- Kassim the Dream is the story of a Ugandan immigrant to America who struggles with his boxing career at the same time that he tries to come to terms with his past as a child soldier in the army and the friends, family, and displaced persons left behind.
- Taxi to the Dark Side delves into the horrific practices by the US Army (and the policies that enabled them) in American prisons abroad and at Guantanamo, centering around the story of a taxi driver whose fate is to suffer and die from fatal blows to the legs - all in the name of collecting foreign intelligence.
- Bishar Blues tells the story of the fakirs in Bengal, India, who struggle to transcend religious classification and caste limits in a society that ostracizes them for their earnest practice.
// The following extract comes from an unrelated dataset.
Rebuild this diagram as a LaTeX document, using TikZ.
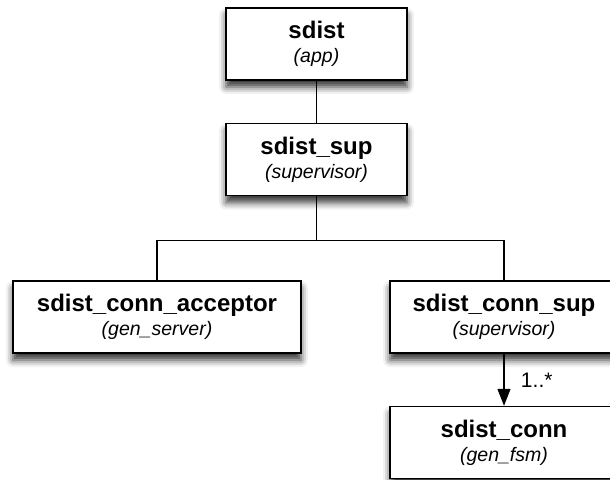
\documentclass[tikz,border=0pt]{standalone}
\usepackage{fontspec}
\setmainfont{Liberation Sans}
\usepackage{tikz}
\usetikzlibrary{arrows.meta,positioning,calc,shadows.blur}
\newcommand{\boxtext}[2]{{\fontsize{24}{28}\selectfont\bfseries #1}\\[1pt]{\itshape #2}}

\begin{document}
\begin{tikzpicture}[every node/.style={font=\fontsize{19.5}{23}\selectfont},
  box/.style={draw, line width=1.6pt, fill=white, minimum height=72pt, align=center, inner sep=0pt,
    blur shadow={shadow xshift=0pt, shadow yshift=-7pt, shadow blur radius=7pt, shadow opacity=80}},
  wire/.style={line width=1.3pt},
  arr/.style={-{Triangle[length=17pt,width=13pt]}, line width=1.3pt}]
\useasboundingbox (0,0) rectangle (610pt,-479pt);
\clip (0,0) rectangle (610pt,-479pt);
\node[box, minimum width=181pt] (sdist) at (316.5pt,-44pt) {\boxtext{sdist}{(app)}};
\node[box, minimum width=181pt, below=42pt of sdist] (sup) {\boxtext{sdist\_sup}{(supervisor)}};
\node[box, minimum width=288pt] (acceptor) at (157pt,-317pt) {\boxtext{sdist\_conn\_acceptor}{(gen\_server)}};
\node[box, minimum width=228pt] (connsup) at (504pt,-317pt) {\boxtext{sdist\_conn\_sup}{(supervisor)}};
\node[box, minimum width=228pt, below=52pt of connsup] (conn) {\boxtext{sdist\_conn}{(gen\_fsm)}};
\coordinate (bus) at ($(sup.south)+(0,-44pt)$);
\draw[wire] (sdist) -- (sup);
\draw[wire] (sup.south) -- (bus);
\draw[wire] (acceptor.north) |- (bus) -| (connsup.north);
\draw[arr] (connsup) -- node[right=13pt, font=\fontsize{21}{24}\selectfont]{1..*} (conn);
\end{tikzpicture}
\end{document}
Their beliefs celebrate the holiness within people and are a modern manifestation of the human lifestyle of Mohammed (and Jesus, for that matter) before institutional structure began to dominated these ideologies.
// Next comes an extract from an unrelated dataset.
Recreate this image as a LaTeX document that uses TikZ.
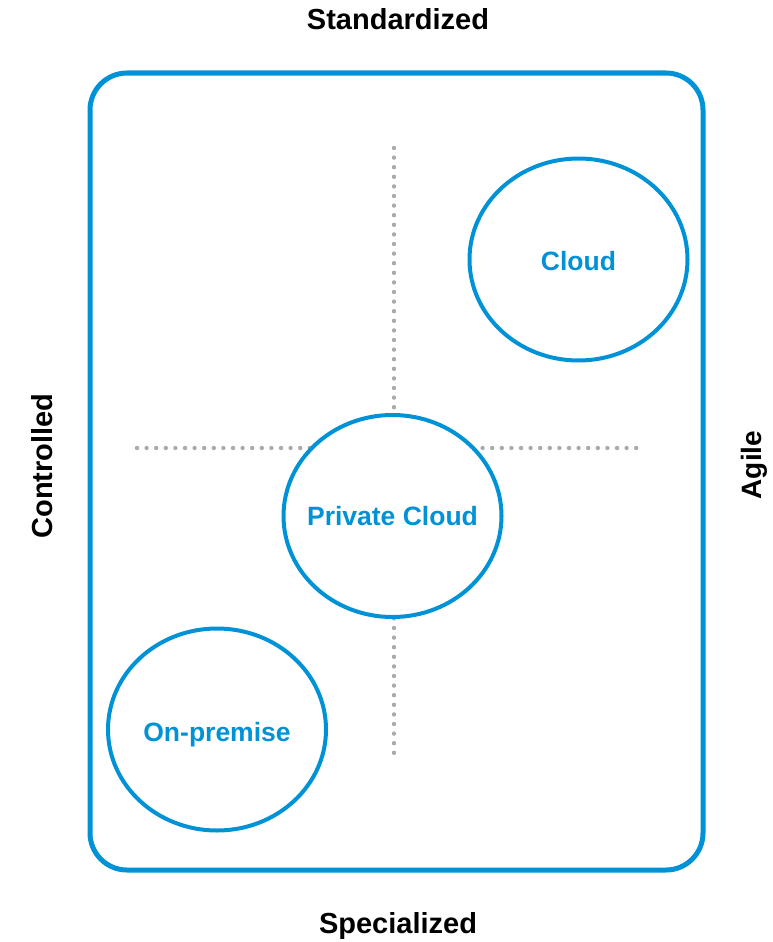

Patricio Guzman is a famed documentalist born in Chile in the 1940s who was left his country when Augusto Pinochet, supported by the United States, took power from Salvador Allende in a coup that ushered in an era of murder and missing persons, quieted journalists, and stolen livelihoods. His first film, La Batalla de Chile (The Battle of Chile) documented the coup and was nominated by CINEASTE, an American magazine on the art and politics of the cinema, as one of the top 10 political films in the world.
Guzman has a lot to say about the importance of the making of documentaries. In Spanish and then in English, two quotes from his website:
"No todos los documentalistas somos cazadores de eventos, sino que también somos poetas, que tratamos de encontrar en el tiempo y espacio reales las huellas de la gente, aún las más ínfimas," y "Un país sin cine documental es como una familia sin album de fotografias."
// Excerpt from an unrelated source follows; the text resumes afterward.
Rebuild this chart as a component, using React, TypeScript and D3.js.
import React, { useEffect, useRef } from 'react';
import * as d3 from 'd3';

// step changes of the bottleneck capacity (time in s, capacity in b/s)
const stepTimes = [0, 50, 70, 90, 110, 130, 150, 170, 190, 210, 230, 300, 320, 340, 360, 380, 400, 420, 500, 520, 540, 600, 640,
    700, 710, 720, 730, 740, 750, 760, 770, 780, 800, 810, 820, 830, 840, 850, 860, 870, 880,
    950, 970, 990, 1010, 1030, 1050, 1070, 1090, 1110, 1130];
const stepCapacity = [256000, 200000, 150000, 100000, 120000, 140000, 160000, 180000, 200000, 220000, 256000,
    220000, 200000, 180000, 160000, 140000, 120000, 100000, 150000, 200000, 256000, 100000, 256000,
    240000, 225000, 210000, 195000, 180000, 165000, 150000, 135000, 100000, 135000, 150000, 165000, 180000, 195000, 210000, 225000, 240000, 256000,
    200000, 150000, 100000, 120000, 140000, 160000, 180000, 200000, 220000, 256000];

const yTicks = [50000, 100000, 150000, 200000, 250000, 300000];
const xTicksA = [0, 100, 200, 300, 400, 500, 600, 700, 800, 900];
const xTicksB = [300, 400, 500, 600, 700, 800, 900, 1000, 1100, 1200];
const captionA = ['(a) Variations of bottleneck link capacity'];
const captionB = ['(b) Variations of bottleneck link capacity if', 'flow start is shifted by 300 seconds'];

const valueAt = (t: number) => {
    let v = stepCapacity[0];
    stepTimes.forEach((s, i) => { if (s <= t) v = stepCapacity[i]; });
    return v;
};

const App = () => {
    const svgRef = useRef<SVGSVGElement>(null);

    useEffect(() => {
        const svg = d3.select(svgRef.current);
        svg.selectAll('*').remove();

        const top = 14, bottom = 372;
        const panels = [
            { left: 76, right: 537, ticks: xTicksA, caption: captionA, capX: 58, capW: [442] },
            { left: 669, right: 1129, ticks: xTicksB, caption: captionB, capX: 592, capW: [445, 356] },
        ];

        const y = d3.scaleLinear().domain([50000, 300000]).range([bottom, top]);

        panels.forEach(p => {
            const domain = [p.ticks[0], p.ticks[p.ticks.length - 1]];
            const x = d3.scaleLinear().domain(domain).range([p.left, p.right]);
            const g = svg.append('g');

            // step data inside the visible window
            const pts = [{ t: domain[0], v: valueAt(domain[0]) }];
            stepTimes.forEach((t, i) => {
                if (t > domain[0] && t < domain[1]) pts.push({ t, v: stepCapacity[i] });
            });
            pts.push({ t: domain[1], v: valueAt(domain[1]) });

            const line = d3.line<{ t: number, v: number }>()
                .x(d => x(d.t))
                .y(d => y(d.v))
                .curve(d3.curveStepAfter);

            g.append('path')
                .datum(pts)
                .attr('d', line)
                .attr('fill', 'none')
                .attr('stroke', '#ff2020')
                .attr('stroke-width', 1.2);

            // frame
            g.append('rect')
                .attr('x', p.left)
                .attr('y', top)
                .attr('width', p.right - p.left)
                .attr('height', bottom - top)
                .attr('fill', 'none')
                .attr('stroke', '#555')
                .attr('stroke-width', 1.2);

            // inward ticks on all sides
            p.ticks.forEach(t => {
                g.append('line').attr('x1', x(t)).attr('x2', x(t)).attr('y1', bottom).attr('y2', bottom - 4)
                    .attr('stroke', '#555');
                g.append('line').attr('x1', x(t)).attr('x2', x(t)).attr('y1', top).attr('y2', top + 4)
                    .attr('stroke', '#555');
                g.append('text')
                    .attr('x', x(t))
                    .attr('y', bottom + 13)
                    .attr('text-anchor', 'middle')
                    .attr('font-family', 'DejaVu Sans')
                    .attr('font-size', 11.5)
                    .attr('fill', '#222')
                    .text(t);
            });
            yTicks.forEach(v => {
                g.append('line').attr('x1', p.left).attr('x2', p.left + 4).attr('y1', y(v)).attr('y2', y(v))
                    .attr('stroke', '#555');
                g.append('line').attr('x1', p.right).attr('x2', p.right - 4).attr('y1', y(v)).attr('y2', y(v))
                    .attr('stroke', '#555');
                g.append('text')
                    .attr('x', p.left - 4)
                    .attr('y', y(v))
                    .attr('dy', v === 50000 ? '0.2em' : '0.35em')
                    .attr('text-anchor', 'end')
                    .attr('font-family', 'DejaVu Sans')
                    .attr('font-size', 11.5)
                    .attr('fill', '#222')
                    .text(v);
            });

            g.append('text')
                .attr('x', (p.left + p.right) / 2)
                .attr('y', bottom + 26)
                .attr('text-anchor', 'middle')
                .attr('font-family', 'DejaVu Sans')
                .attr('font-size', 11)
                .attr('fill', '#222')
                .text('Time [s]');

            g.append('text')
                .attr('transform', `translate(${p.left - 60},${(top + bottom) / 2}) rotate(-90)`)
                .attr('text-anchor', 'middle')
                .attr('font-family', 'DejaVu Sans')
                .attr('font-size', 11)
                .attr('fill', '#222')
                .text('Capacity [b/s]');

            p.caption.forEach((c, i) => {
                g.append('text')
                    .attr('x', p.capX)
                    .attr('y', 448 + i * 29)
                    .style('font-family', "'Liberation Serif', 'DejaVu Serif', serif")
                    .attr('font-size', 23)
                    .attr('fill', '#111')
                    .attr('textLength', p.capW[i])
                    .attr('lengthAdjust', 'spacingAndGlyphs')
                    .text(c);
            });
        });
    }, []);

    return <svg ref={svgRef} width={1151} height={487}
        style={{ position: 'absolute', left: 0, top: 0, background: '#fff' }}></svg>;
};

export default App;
"Not all makers of documentaries are hunters of current events, rather we are also poets that try to find in contemporary time and space the paths of the people, even the smallest," and "A country without documentary film is like a family without a photo album."
For Chile, his films serve to remember the awful events of the reign of terror that forever changed their lives and their relationship to their home. They are a remembrance that begins to do justice to the desaparecidos, who went missing from their families never to be heard from again (and who probably faced fates as dark as torture and mass, unmarked graves). Here, the documentaries are more than an educational film about people without the glamour to make it into a media dominated by celebrities and economics. You and I are united through these films with a marginalized people through knowledge of their struggle. To return to Kassim, the dramatization of dark events brings emotional release, and enables us to live more humanely like the fakirs of Bengal in Bishar Blues.
Update (19/7/08): A new website is making documentaries available for free viewing online. Kudos to them for using the internets for its most edifying purpose: worldwide distribution!